LUIZ SUGIMOTO
O escritor e tradutor Millôr Fernandes, ao ouvir o célebre ditado “uma imagem vale mais do que mil palavras”, retrucou: “Então, diga isso com imagens”. Quem lembra o episódio é o jornalista e dramaturgo Paulo Jorge Dumaresq, em artigo criticando a tendência no teatro contemporâneo de se valorizar os gestos e símbolos em detrimento da sedução da palavra. O jornalista questiona por que os signos roubam a cena no tablado, proporcionando montagens cada vez mais abstratas e experimentais, se o teatro é considerado a arte da dialética. “O homem está perdendo a capacidade de pensar, de refletir, de falar. Ninguém fala com imagens”, alfineta.
Por concordar que a palavra vem sendo negligenciada no teatro brasileiro, a atriz Theda Cabrera esmiuçou diversos autores até chegar a um romance de Clarice Lispector Uma Aprendizagem ou O Livro dos Prazeres para dar continuidade ao seu projeto de mestrado e dar voz a um espetáculo que enriqueceu a dissertação defendida em 2 de dezembro, no Instituto de Artes (IA) da Unicamp. “Mais que uma história, a palavra expressa emoções, e me parece que Clarice trabalha a palavra de uma maneira que apela à sensibilidade”, afirma. No seu entender, porém, esta negligência, no Brasil, decorre menos de uma opção e mais de uma imposição. “Por conta da censura na ditadura, as pessoas do teatro procuraram transmitir em movimentos tudo o que gostariam ter dito. Talvez isso tenha levado a uma maior ênfase na expressão corporal, ao passo que a pesquisa da palavra foi esquecida. Devemos considerar também a influência da nossa tradição de danças dramáticas populares como mais um fator que condiciona a opção por um teatro que enfatiza um corpo sem voz”, pondera.

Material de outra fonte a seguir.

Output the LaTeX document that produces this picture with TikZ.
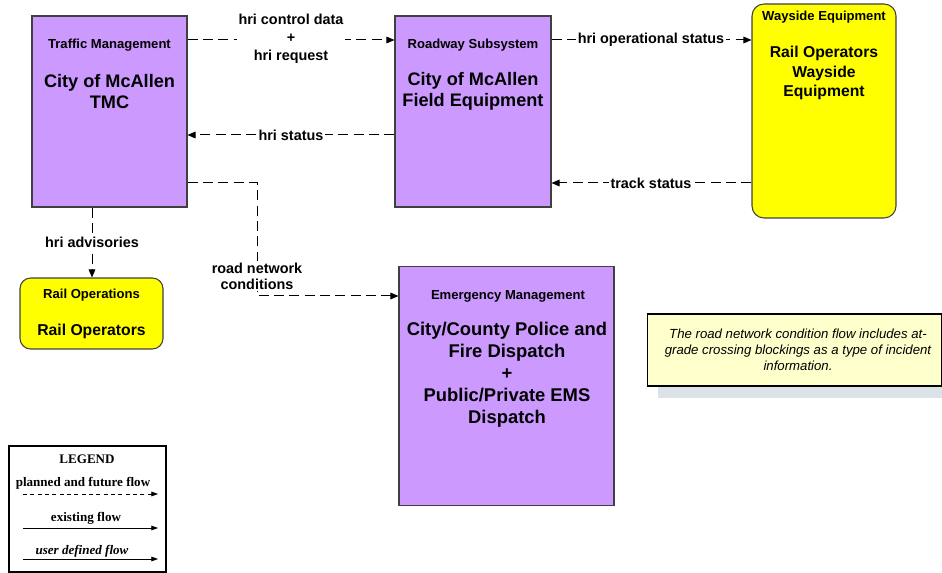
\documentclass[tikz,border=0pt]{standalone}
\usepackage{fontspec}
\setmainfont{Liberation Sans}
\newfontfamily\legfont{Liberation Serif}
\usetikzlibrary{arrows.meta,calc}
\definecolor{boxpurple}{HTML}{CC99FF}
\definecolor{boxyellow}{HTML}{FFFF00}
\definecolor{notefill}{HTML}{FFFFCC}
\definecolor{shadowc}{HTML}{DCE3E8}
\definecolor{edgec}{HTML}{404040}
\begin{document}
\begin{tikzpicture}[x=0.75pt,y=-0.75pt,
  sbox/.style={draw=edgec,line width=0.8pt,fill=boxpurple,inner sep=0pt},
  rbox/.style={draw=edgec,line width=0.8pt,fill=boxyellow,rounded corners=9pt,inner sep=0pt},
  ttl/.style={font=\bfseries\fontsize{9.8}{12}\selectfont,inner sep=0pt},
  mainx/.style={font=\bfseries\fontsize{13.6}{15.75}\selectfont,align=center,inner sep=0pt},
  lbl/.style={font=\bfseries\fontsize{10.8}{13.5}\selectfont,align=center,fill=white,inner sep=1.5pt},
  flow/.style={draw=black,line width=0.75pt,dash pattern=on 7.5pt off 4pt,-{Triangle[length=6pt,width=5pt]}},
  legtxt/.style={font=\legfont\bfseries\fontsize{9.8}{12}\selectfont,inner sep=0pt},
  legarrow/.style={draw=black,line width=0.6pt,-{Triangle[length=5pt,width=3.5pt]}},
]
\useasboundingbox (0,0) rectangle (942,573);

% boxes
\node[sbox,minimum width=116.25pt,minimum height=143.25pt] (tmc) at (109.5,111.5) {};
\node[ttl] (tmct) at (109.5,45) {Traffic Management};
\node[mainx] (tmcm) at (109.5,91.5) {City of McAllen\\TMC};

\node[sbox,minimum width=117pt,minimum height=143.25pt] (road) at (473,111.5) {};
\node[ttl] (roadt) at (473,45) {Roadway Subsystem};
\node[mainx] (roadm) at (473,91) {City of McAllen\\Field Equipment};

\node[rbox,minimum width=108pt,minimum height=160.5pt] (way) at (824,111) {};
\node[ttl] (wayt) at (824,17) {Wayside Equipment};
\node[mainx,font=\bfseries\fontsize{11.8}{14.6}\selectfont] (waym) at (824,73) {Rail Operators\\Wayside\\Equipment};

\node[rbox,rounded corners=8pt,minimum width=107.25pt,minimum height=53.25pt] (rail) at (91.5,313.5) {};
\node[ttl] (railt) at (91.5,295) {Rail Operations};
\node[mainx,font=\bfseries\fontsize{11.8}{14.6}\selectfont] (railm) at (91.5,331) {Rail Operators};

\node[sbox,minimum width=161.25pt,minimum height=179.25pt] (emer) at (506.5,386) {};
\node[ttl] (emert) at (508,296) {Emergency Management};
\node[mainx,font=\bfseries\fontsize{13.8}{16.5}\selectfont] (emerm) at (507,375) {City/County Police and\\Fire Dispatch\\+\\Public/Private EMS\\Dispatch};

% note
\fill[shadowc] (658,326) rectangle (945,398);
\node[draw=black,line width=0.8pt,fill=notefill,minimum width=220.5pt,minimum height=54pt,inner sep=0pt] (note) at (794.5,350) {};
\node[font=\itshape\fontsize{9.9}{12}\selectfont,align=center,inner sep=0pt] (notet) at (798,350) {The road network condition flow includes at-\\grade crossing blockings as a type of incident\\information.};

% connectors
\draw[flow] (tmc.east |- 0,40) -- (road.west |- 0,40);
\draw[flow] (road.east |- 0,40) -- (way.west |- 0,40);
\draw[flow] (road.west |- 0,135) -- (tmc.east |- 0,135);
\draw[flow] (way.west |- 0,183) -- (road.east |- 0,183);
\draw[flow] (92,0 |- tmc.south) -- (92,0 |- rail.north);
\coordinate (bend) at (257,296);
\draw[flow] (tmc.east |- 0,183) -| (bend) -- (bend -| emer.west);

% connector labels
\node[lbl] (l1) at (291,39) {hri control data\\+\\hri request};
\node[lbl] (l2) at (651,40) {hri operational status};
\node[lbl] (l3) at (291,135) {hri status};
\node[lbl] (l4) at (651,183) {track status};
\node[lbl] (l5) at (92,242) {hri advisories};
\node[lbl,font=\bfseries\fontsize{10.8}{12}\selectfont] (l6) at (257,276) {road network\\conditions};

% legend
\node[draw=black,line width=0.8pt,fill=white,minimum width=117.75pt,minimum height=94.5pt,inner sep=0pt] (leg) at (87.5,509) {};
\node[legtxt] (legt) at (87,459) {LEGEND};
\node[legtxt] (leg1) at (83,483) {planned and future flow};
\coordinate (p1a) at (23,494);
\coordinate (p1b) at (158,494);
\draw[legarrow,dash pattern=on 3pt off 2.5pt] (p1a) -- (p1b);
\node[legtxt] (leg2) at (86,518) {existing flow};
\coordinate (p2a) at (23,528);
\coordinate (p2b) at (158,528);
\draw[legarrow] (p2a) -- (p2b);
\node[legtxt,font=\legfont\bfseries\itshape\fontsize{9.8}{12}\selectfont] (leg3) at (82,551) {user defined flow};
\coordinate (p3a) at (23,559);
\coordinate (p3b) at (158,559);
\draw[legarrow] (p3a) -- (p3b);
\end{tikzpicture}
\end{document}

Theda Cabrera, a propósito, recebeu uma formação como atriz com ênfase no aspecto expressivo do movimento, participando do Grupo Interdisciplinar em Teatro e Dança, que é associado ao Núcleo Interdisciplinar de Comunicação Sonora (Nics), e também como atriz-pesquisadora colaboradora do Lume Núcleo Interdisciplinar de Pesquisas Teatrais. “Esta relação entre emoção, movimento e voz me fez entender o que é a palavra cênica. No dia-a-dia, existe uma integração entre o que pensamos, o que falamos e como agimos. Se eu tenho o impulso de gritar ‘socorro’, todo o meu corpo reage a isso. Como a arte é uma construção, precisa-se de treino para compor esses elementos tornando-os verossímeis para o espectador”, explica.
O foneticista Domingos Sávio Ferreira de Oliveira, em artigo que pretende contribuir para o estudo da voz falada no teatro, enaltece a força da palavra por trás de cada gesto corporal e vocal, na tentativa de despertar no espectador uma gama de sensações, crenças e reflexões. “O ator é um artista que joga e inventa com as palavras; precisa tirar de sua voz o que ela tem de melhor (matizes, nuanças, voracidade, suavidade) como um verdadeiro instrumentista que manipula com virtuosidade e agilidade o seu instrumento musical. É, assim, um compositor vocal”, compara.
Sabores Theda Cabrera fez uma livre adaptação do romance de Clarice Lispector, montando o espetáculo Uma Aprendizagem de Sabores, que ficou três dias em cartaz no Barracão Teatro, em Campinas. O monólogo aborda a temática do amor de um ponto de vista feminino, enfatizando o aprendizado da alegria como uma via para o auto-conhecimento. A história se passa no Rio de Janeiro de 1969 e conta a trajetória da professora primária Loreley ao longo das quatro estações verão, outono, inverno e primavera. Filha de família abastada que perde a fortuna, “Lóri” sai da cidade natal em busca de maior liberdade pessoal e se apaixona por Ulisses, professor de filosofia, que a conduz no aprendizado do amor e da alegria.
Para levar ao espectador o conceito abstrato de palavra cênica, Theda Cabrera, graduada pelo IA, teve a orientação da professora Verônica Fabrini de Almeida, coordenadora do Departamento de Artes Cênicas, e a co-orientação de Carlos Simioni, ator-pesquisador do Lume. Geralmente requisitada como modelo vivo em disciplinas de artes plásticas e de arquitetura, a atriz convidou professores e outros artistas a documentar o seu processo de pesquisa. “Nosso esforço foi o de criar uma história analisando as ações físicas que correspondiam aos estados de espírito propostos no livro. Clarice escreve sobre as pulsações de vida. Mais do que a palavra articulada, me interessou a vitalidade existente por trás da palavra. Por isso, embora seja um monólogo portanto preenchido de falas , há sempre a preocupação de aliar ao texto o movimento e a emoção”.